Address review comments

eugenis added inline comments.Jun 13 2017, 2:08 PM
llvm/lib/LTO/LTO.cpp
512

Move this to ModuleSummaryIndex? I'm adding the same helper function to LowerTypeTests in D34168.

tobiasvk added inline comments.
llvm/lib/Bitcode/Reader/BitcodeReader.cpp
5659–5662

So this will be a bit misleading if you change it as you suggested in D34156 to check just for ThinLTO. Can we rename it to hasThinLTOSummary, or maybe even get rid of it and instead create a getBitcodeLTOInfo(MemoryBufferRef) function so clients can figure things out directly from the LTOInfo?

pcc updated this revision to Diff 102615.Jun 14 2017, 3:38 PM
pcc marked 2 inline comments as done.
  • Address review comments
pcc added inline comments.Jun 14 2017, 3:38 PM
llvm/lib/Bitcode/Reader/BitcodeReader.cpp
5659–5662

Replaced with a getBitcodeLTOInfo function.

pcc updated this revision to Diff 102616.Jun 14 2017, 3:43 PM
  • Remove the old IsLiveByGUID function
tejohnson added inline comments.Jun 14 2017, 3:48 PM
llvm/lib/Bitcode/Reader/BitcodeReader.cpp
5509

Ok, but please document the fact that we are ignoring the ModuleIdentifier because of client-dependent behavior around the desired module path in the combined index.

llvm/lib/LTO/LTO.cpp
509

Ok. But is this affected by the change being discussed in D34156, where my understanding is that all regular LTO modules will have summaries?

pcc updated this revision to Diff 102620.Jun 14 2017, 4:18 PM
pcc marked an inline comment as done.
  • Add a comment explaining why we aren't using ModuleIdentifier
pcc marked an inline comment as done.Jun 14 2017, 4:18 PM
pcc added inline comments.
llvm/lib/LTO/LTO.cpp
509

After that change lands all LTO modules produced by clang will have summaries, so we will normally be following the new code path that defers the link step.

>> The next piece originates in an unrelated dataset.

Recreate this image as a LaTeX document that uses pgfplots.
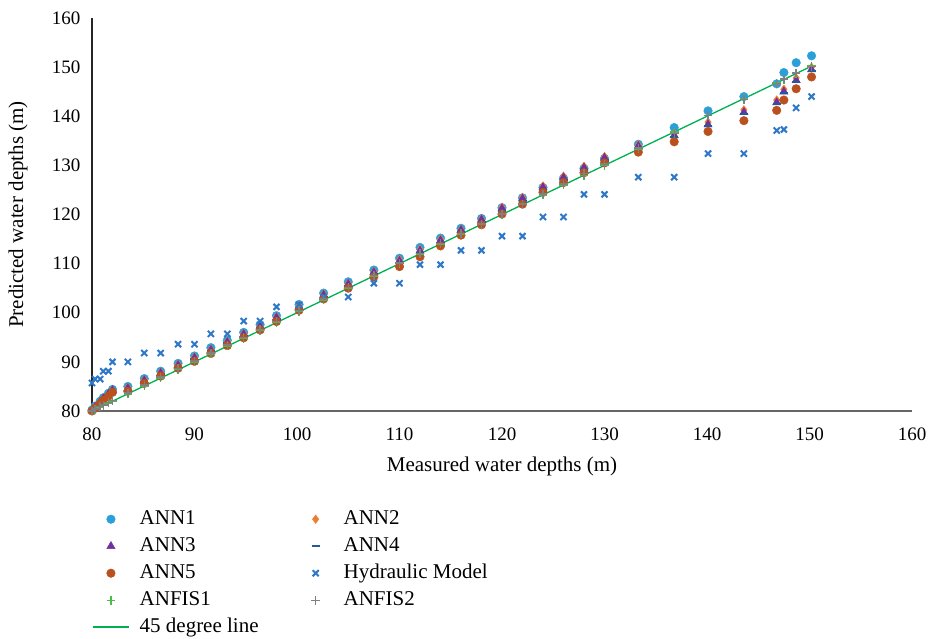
\documentclass[border=0pt]{standalone}
\usepackage{pgfplots}
\pgfplotsset{compat=1.18}
\usepackage{pgfplotstable}
\usepackage{fontspec}
\setmainfont{Liberation Serif}
\definecolor{cANNa}{HTML}{29A0DA}
\definecolor{cANNb}{HTML}{ED7D31}
\definecolor{cANNc}{HTML}{7030A0}
\definecolor{cANNd}{HTML}{1F5C99}
\definecolor{cANNe}{HTML}{B9501E}
\definecolor{cHyd}{HTML}{2E78C8}
\definecolor{cANFa}{HTML}{4CBB4C}
\definecolor{cANFb}{HTML}{808080}
\definecolor{cLine}{HTML}{00B050}
\pgfplotstableread{
x     ann1  ann2  ann3  ann4  ann5  hyd   anf1  anf2
80.0  80.2  80.1  80.1  80.0  80.0  85.7  80.0  80.0
80.3  81.0  80.9  80.8  80.7  80.6  86.5  80.3  80.4
80.8  82.0  81.9  81.8  81.6  81.5  86.5  80.8  80.9
81.1  82.7  82.6  82.5  82.3  82.2  88.1  81.1  81.2
81.6  83.6  83.5  83.4  83.2  83.0  88.1  81.6  81.7
82.0  84.4  84.3  84.2  84.0  83.8  90.0  82.0  82.1
83.5  85.0  84.8  84.6  84.3  84.0  90.0  83.5  83.7
85.1  86.6  86.4  86.2  85.9  85.6  91.8  85.1  85.3
86.7  88.1  87.9  87.7  87.4  87.1  91.8  86.7  86.9
88.4  89.7  89.5  89.3  89.0  88.7  93.6  88.4  88.6
90.0  91.2  91.0  90.8  90.5  90.1  93.6  90.0  90.2
91.6  92.9  92.6  92.4  92.1  91.7  95.7  91.6  91.8
93.2  94.4  94.2  94.0  93.7  93.3  95.7  93.2  93.4
94.8  96.0  95.8  95.6  95.3  94.9  98.3  94.8  95.0
96.4  97.6  97.4  97.2  96.9  96.5  98.3  96.4  96.6
98.0  99.4  99.2  99.0  98.6  98.2  101.2 98.0  98.2
100.2 101.7 101.4 101.2 100.9 100.5 101.6 100.2 100.4
102.6 104.0 103.8 103.6 103.2 102.8 103.2 102.6 102.8
105.0 106.3 106.0 105.8 105.4 105.0 103.2 105.0 105.1
107.5 108.7 108.4 108.2 107.8 107.3 106.0 107.5 107.6
110.0 111.1 110.8 110.5 110.1 109.4 106.0 110.0 110.1
112.0 113.3 112.9 112.6 112.1 111.4 109.8 112.0 112.1
114.0 115.2 115.0 114.7 114.2 113.6 109.8 114.0 114.1
116.0 117.2 117.0 116.8 116.3 115.8 112.7 116.0 116.1
118.0 119.2 119.1 118.9 118.4 117.9 112.7 118.0 118.1
120.0 121.4 121.5 121.2 120.7 120.1 115.6 120.0 120.1
122.0 123.4 123.5 123.2 122.7 122.1 115.6 122.0 122.1
124.0 125.5 125.8 125.5 125.0 124.5 119.5 124.0 124.2
126.0 127.4 127.8 127.5 127.0 126.5 119.5 126.0 126.2
128.0 129.4 129.8 129.5 129.0 128.5 124.1 128.0 128.3
130.0 131.4 131.8 131.5 131.0 130.5 124.1 130.0 130.3
133.3 134.3 134.2 133.9 133.5 132.7 127.6 133.3 133.5
136.8 137.7 136.5 136.1 135.8 134.8 127.6 136.8 136.5
140.1 141.1 138.8 138.3 138.0 136.9 132.4 140.1 140.1
143.6 144.0 141.3 140.8 140.5 139.1 132.4 143.6 143.4
146.8 146.6 143.3 142.8 142.5 141.2 137.1 146.8 146.6
147.5 148.9 145.5 145.0 144.7 143.3 137.3 147.5 147.6
148.7 150.9 147.8 147.3 147.0 145.6 141.7 148.7 148.8
150.2 152.3 150.0 149.5 149.2 148.0 144.0 150.2 150.1
}\data
\pgfplotstableread{
x y
80 80
150 150
}\lineData
\begin{document}
\begin{tikzpicture}
\path[use as bounding box] (-92pt,-228pt) rectangle (843pt,411pt);
\begin{axis}[
  scale only axis,
  width=820pt, height=393pt,
  xmin=80, xmax=160, ymin=80, ymax=160,
  xtick={80,90,...,160}, ytick={80,90,...,160},
  axis lines*=left,
  x axis line style={draw=black!60, line width=1.3pt},
  y axis line style={draw=black!85, line width=1.2pt},
  major tick length=0pt,
  /pgf/number format/assume math mode=true,
  tick label style={font=\fontsize{19}{19}\selectfont},
  xticklabel style={yshift=-13pt},
  yticklabel style={xshift=-8pt},
  xlabel={Measured water depths (m)},
  ylabel={Predicted water depths (m)},
  label style={font=\fontsize{21}{21}\selectfont},
  xlabel style={at={([yshift=-55pt]axis description cs:0.5,0)}, anchor=center},
  ylabel style={at={([xshift=-74pt]axis description cs:0,0.5)}, anchor=center, rotate=0},
  legend image code/.code={\path[draw=none,fill=none] (0pt,-1pt) rectangle (36pt,1pt);\draw[mark repeat=2,mark phase=2,#1] plot coordinates {(0pt,0pt) (18pt,0pt) (36pt,0pt)};},
  legend columns=2,
  legend cell align=left,
  legend style={at={([yshift=-98pt]axis description cs:0,0)}, anchor=north west,
    draw=none, fill=none, inner sep=0pt, row sep=7pt,
    font=\fontsize{21}{21}\selectfont,
    nodes={inner sep=0pt, text height=15pt, text depth=5pt},
    /tikz/every odd column/.append style={column sep=10pt},
    /tikz/every even column/.append style={column sep=39pt}},
]
\addplot[only marks, color=cANNa, mark=*, mark size=4.3pt, mark options={solid, draw=none, fill=cANNa}] table[x=x,y=ann1] {\data};
\addlegendentry{ANN1}
\addplot[only marks, color=cANNb, mark=diamond*, mark size=4.3pt, mark options={solid, draw=none, fill=cANNb}] table[x=x,y=ann2] {\data};
\addlegendentry{ANN2}
\addplot[only marks, color=cANNc, mark=triangle*, mark size=4.8pt, mark options={solid, draw=none, fill=cANNc}] table[x=x,y=ann3] {\data};
\addlegendentry{ANN3}
\addplot[only marks, color=cANNd, mark=-, mark size=4pt, mark options={solid, line width=2.5pt}] table[x=x,y=ann4] {\data};
\addlegendentry{ANN4}
\addplot[only marks, color=cANNe, mark=*, mark size=4.3pt, mark options={solid, draw=none, fill=cANNe}] table[x=x,y=ann5] {\data};
\addlegendentry{ANN5}
\addplot[only marks, color=cHyd, mark=x, mark size=4.3pt, mark options={solid, line width=2pt}] table[x=x,y=hyd] {\data};
\addlegendentry{Hydraulic Model}
\addplot[only marks, color=cANFa, mark=+, mark size=4.3pt, mark options={solid, line width=1.4pt}] table[x=x,y=anf1] {\data};
\addlegendentry{ANFIS1}
\addplot[only marks, color=cANFb, mark=+, mark size=4.3pt, mark options={solid, line width=1.4pt}] table[x=x,y=anf2] {\data};
\addlegendentry{ANFIS2}
\addplot[no marks, color=cLine, draw=cLine, line width=1.3pt,
  legend image code/.code={\draw[draw=cLine, line width=1.5pt] (0pt,0pt) -- (36pt,0pt);}] table[x=x,y=y] {\lineData};
\addlegendentry{45 degree line}
\end{axis}
\end{tikzpicture}
\end{document}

But we will still need to be able to read modules without summaries for backwards compatibility reasons and in order to handle bitcode created by non-clang producers.

tejohnson accepted this revision.Jun 15 2017, 8:29 AM

LGTM

llvm/lib/LTO/LTO.cpp
509

I suspect we may eventually want to reorganize this so that regularLTO operates more like ThinLTO (read the summary and symbols here only, read the module later during runRegularLTO). But let's go forward with this approach for now, since it is a smaller delta compared to the current approach.

This revision is now accepted and ready to land.Jun 15 2017, 8:29 AM
This revision was automatically updated to reflect the committed changes.